OBJECTIVE:
Copy out the listing in full, exactly as written, but not its pictures.

┄┄┄┄┄┄

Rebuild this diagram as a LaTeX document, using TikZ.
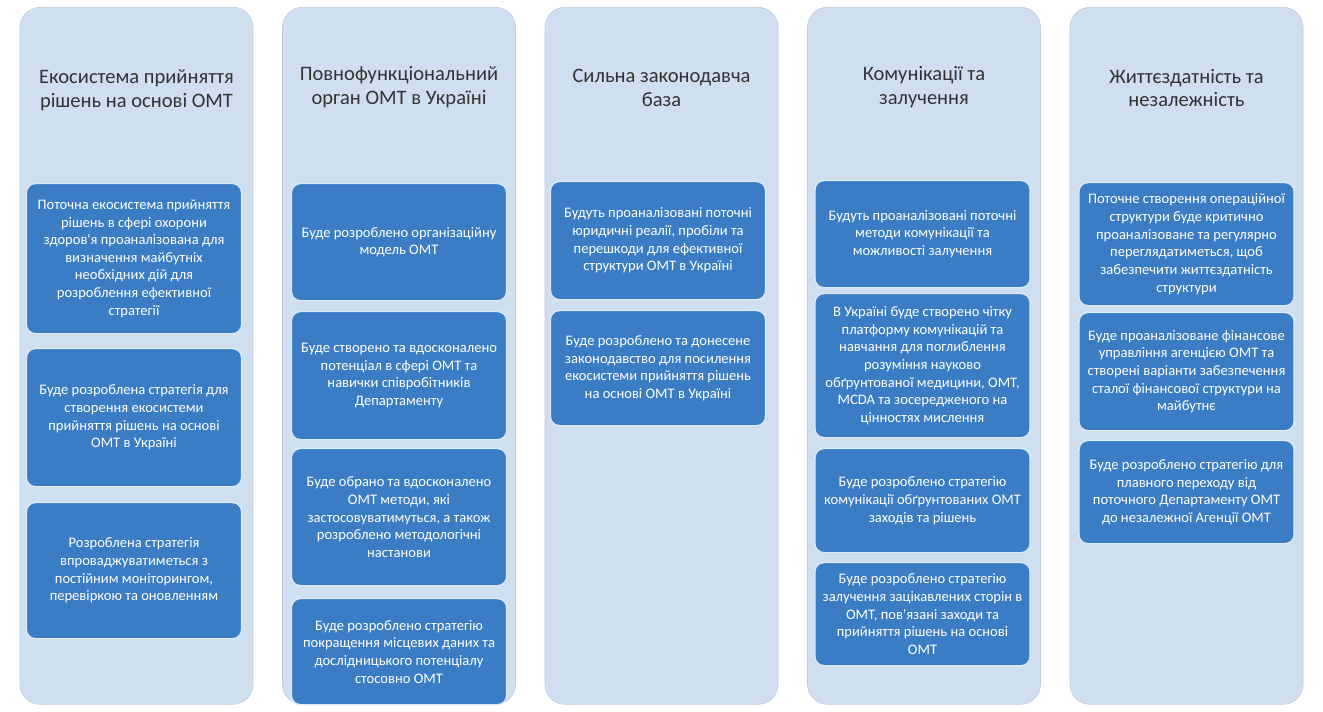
\documentclass[tikz,border=0pt]{standalone}
\usepackage{fontspec}
\newfontfamily\cfont{Carlito}
\definecolor{colfill}{HTML}{D0DFF0}
\definecolor{boxfill}{HTML}{3B7DC4}
\definecolor{boxline}{HTML}{DDEAF7}
\definecolor{titlecol}{HTML}{333333}
\tikzset{
  colbox/.style={fill=colfill, draw=colfill!92!black, line width=0.6bp, rounded corners=20bp, minimum width=233bp, inner sep=0pt, anchor=north},
  titletext/.style={text=titlecol, align=center, font=\cfont\fontsize{20.6}{24}\selectfont, inner sep=0pt},
  bx/.style={fill=boxfill, draw=boxline, line width=1.2bp, rounded corners=9bp, minimum width=215bp, inner sep=0pt, anchor=north, text=white, align=center, font=\cfont\fontsize{14.6}{17.7}\selectfont}
}
\begin{document}
\begin{tikzpicture}[x=1bp, y=-1bp]
\useasboundingbox (0,0) rectangle (1323,711);
\fill[white] (0,0) rectangle (1323,711);
% columns
\node[colbox, minimum height=697bp] (c1) at (136.5,7) {};
\node[colbox, minimum height=697bp] (c2) at (399,7) {};
\node[colbox, minimum height=697bp] (c3) at (661.5,7) {};
\node[colbox, minimum height=697bp] (c4) at (924,7) {};
\node[colbox, minimum height=697bp] (c5) at (1186.5,7) {};
% titles
\node[titletext] (t1) at (136.5,90) {Екосистема прийняття\\рішень на основі ОМТ};
\node[titletext] (t2) at (399,87) {Повнофункціональний\\орган ОМТ в Україні};
\node[titletext] (t3) at (661.5,88) {Сильна законодавча\\база};
\node[titletext] (t4) at (924,87) {Комунікації та\\залучення};
\node[titletext] (t5) at (1186.5,88) {Життєздатність та\\незалежність};
% column 1
\node[bx, minimum height=150bp] (b11) at (134,183) {Поточна екосистема прийняття\\рішень в сфері охорони\\здоров'я проаналізована для\\визначення майбутніх\\необхідних дій для\\розроблення ефективної\\стратегії};
\node[bx, minimum height=138bp] (b12) at (134,348) {Буде розроблена стратегія для\\створення екосистеми\\прийняття рішень на основі\\ОМТ в Україні};
\node[bx, minimum height=136bp] (b13) at (134,502) {Розроблена стратегія\\впроваджуватиметься з\\постійним моніторингом,\\перевіркою та оновленням};
% column 2
\node[bx, minimum height=117bp] (b21) at (399,183) {Буде розроблено організаційну\\модель ОМТ};
\node[bx, minimum height=128bp] (b22) at (399,311) {Буде створено та вдосконалено\\потенціал в сфері ОМТ та\\навички співробітників\\Департаменту};
\node[bx, minimum height=137bp] (b23) at (399,448) {Буде обрано та вдосконалено\\ОМТ методи, які\\застосовуватимуться, а також\\розроблено методологічні\\настанови};
\node[bx, minimum height=106bp] (b24) at (399,598) {Буде розроблено стратегію\\покращення місцевих даних та\\дослідницького потенціалу\\стосовно ОМТ};
% column 3
\node[bx, minimum height=118bp] (b31) at (658,181) {Будуть проаналізовані поточні\\юридичні реалії, пробіли та\\перешкоди для ефективної\\структури ОМТ в Україні};
\node[bx, minimum height=115bp] (b32) at (658,310) {Буде розроблено та донесене\\законодавство для посилення\\екосистеми прийняття рішень\\на основі ОМТ в Україні};
% column 4
\node[bx, minimum height=107bp] (b41) at (922.5,180) {Будуть проаналізовані поточні\\методи комунікації та\\можливості залучення};
\node[bx, minimum height=144bp] (b42) at (922.5,293) {В Україні буде створено чітку\\платформу комунікацій та\\навчання для поглиблення\\розуміння науково\\обґрунтованої медицини, ОМТ,\\MCDA та зосередженого на\\цінностях мислення};
\node[bx, minimum height=104bp] (b43) at (922.5,448) {Буде розроблено стратегію\\комунікації обґрунтованих ОМТ\\заходів та рішень};
\node[bx, minimum height=103bp] (b44) at (922.5,562) {Буде розроблено стратегію\\залучення зацікавлених сторін в\\ОМТ, пов'язані заходи та\\прийняття рішень на основі\\ОМТ};
% column 5
\node[bx, minimum height=123bp] (b51) at (1186.5,182) {Поточне створення операційної\\структури буде критично\\проаналізоване та регулярно\\переглядатиметься, щоб\\забезпечити життєздатність\\структури};
\node[bx, minimum height=118bp] (b52) at (1186.5,312) {Буде проаналізоване фінансове\\управління агенцією ОМТ та\\створені варіанти забезпечення\\сталої фінансової структури на\\майбутнє};
\node[bx, minimum height=103bp] (b53) at (1186.5,440) {Буде розроблено стратегію для\\плавного переходу від\\поточного Департаменту ОМТ\\до незалежної Агенції ОМТ};
\end{tikzpicture}
\end{document}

┄┄┄┄┄┄

SOLVED EXERCISE:
Rebuild this diagram as a LaTeX document, using TikZ.
\documentclass[tikz,border=0pt]{standalone}
\usepackage{fontspec}
\newfontfamily\cfont{Carlito}
\definecolor{colfill}{HTML}{D0DFF0}
\definecolor{boxfill}{HTML}{3B7DC4}
\definecolor{boxline}{HTML}{DDEAF7}
\definecolor{titlecol}{HTML}{333333}
\tikzset{
  colbox/.style={fill=colfill, draw=colfill!92!black, line width=0.6bp, rounded corners=20bp, minimum width=233bp, inner sep=0pt, anchor=north},
  titletext/.style={text=titlecol, align=center, font=\cfont\fontsize{20.6}{24}\selectfont, inner sep=0pt},
  bx/.style={fill=boxfill, draw=boxline, line width=1.2bp, rounded corners=9bp, minimum width=215bp, inner sep=0pt, anchor=north, text=white, align=center, font=\cfont\fontsize{14.6}{17.7}\selectfont}
}
\begin{document}
\begin{tikzpicture}[x=1bp, y=-1bp]
\useasboundingbox (0,0) rectangle (1323,711);
\fill[white] (0,0) rectangle (1323,711);
% columns
\node[colbox, minimum height=697bp] (c1) at (136.5,7) {};
\node[colbox, minimum height=697bp] (c2) at (399,7) {};
\node[colbox, minimum height=697bp] (c3) at (661.5,7) {};
\node[colbox, minimum height=697bp] (c4) at (924,7) {};
\node[colbox, minimum height=697bp] (c5) at (1186.5,7) {};
% titles
\node[titletext] (t1) at (136.5,90) {Екосистема прийняття\\рішень на основі ОМТ};
\node[titletext] (t2) at (399,87) {Повнофункціональний\\орган ОМТ в Україні};
\node[titletext] (t3) at (661.5,88) {Сильна законодавча\\база};
\node[titletext] (t4) at (924,87) {Комунікації та\\залучення};
\node[titletext] (t5) at (1186.5,88) {Життєздатність та\\незалежність};
% column 1
\node[bx, minimum height=150bp] (b11) at (134,183) {Поточна екосистема прийняття\\рішень в сфері охорони\\здоров'я проаналізована для\\визначення майбутніх\\необхідних дій для\\розроблення ефективної\\стратегії};
\node[bx, minimum height=138bp] (b12) at (134,348) {Буде розроблена стратегія для\\створення екосистеми\\прийняття рішень на основі\\ОМТ в Україні};
\node[bx, minimum height=136bp] (b13) at (134,502) {Розроблена стратегія\\впроваджуватиметься з\\постійним моніторингом,\\перевіркою та оновленням};
% column 2
\node[bx, minimum height=117bp] (b21) at (399,183) {Буде розроблено організаційну\\модель ОМТ};
\node[bx, minimum height=128bp] (b22) at (399,311) {Буде створено та вдосконалено\\потенціал в сфері ОМТ та\\навички співробітників\\Департаменту};
\node[bx, minimum height=137bp] (b23) at (399,448) {Буде обрано та вдосконалено\\ОМТ методи, які\\застосовуватимуться, а також\\розроблено методологічні\\настанови};
\node[bx, minimum height=106bp] (b24) at (399,598) {Буде розроблено стратегію\\покращення місцевих даних та\\дослідницького потенціалу\\стосовно ОМТ};
% column 3
\node[bx, minimum height=118bp] (b31) at (658,181) {Будуть проаналізовані поточні\\юридичні реалії, пробіли та\\перешкоди для ефективної\\структури ОМТ в Україні};
\node[bx, minimum height=115bp] (b32) at (658,310) {Буде розроблено та донесене\\законодавство для посилення\\екосистеми прийняття рішень\\на основі ОМТ в Україні};
% column 4
\node[bx, minimum height=107bp] (b41) at (922.5,180) {Будуть проаналізовані поточні\\методи комунікації та\\можливості залучення};
\node[bx, minimum height=144bp] (b42) at (922.5,293) {В Україні буде створено чітку\\платформу комунікацій та\\навчання для поглиблення\\розуміння науково\\обґрунтованої медицини, ОМТ,\\MCDA та зосередженого на\\цінностях мислення};
\node[bx, minimum height=104bp] (b43) at (922.5,448) {Буде розроблено стратегію\\комунікації обґрунтованих ОМТ\\заходів та рішень};
\node[bx, minimum height=103bp] (b44) at (922.5,562) {Буде розроблено стратегію\\залучення зацікавлених сторін в\\ОМТ, пов'язані заходи та\\прийняття рішень на основі\\ОМТ};
% column 5
\node[bx, minimum height=123bp] (b51) at (1186.5,182) {Поточне створення операційної\\структури буде критично\\проаналізоване та регулярно\\переглядатиметься, щоб\\забезпечити життєздатність\\структури};
\node[bx, minimum height=118bp] (b52) at (1186.5,312) {Буде проаналізоване фінансове\\управління агенцією ОМТ та\\створені варіанти забезпечення\\сталої фінансової структури на\\майбутнє};
\node[bx, minimum height=103bp] (b53) at (1186.5,440) {Буде розроблено стратегію для\\плавного переходу від\\поточного Департаменту ОМТ\\до незалежної Агенції ОМТ};
\end{tikzpicture}
\end{document}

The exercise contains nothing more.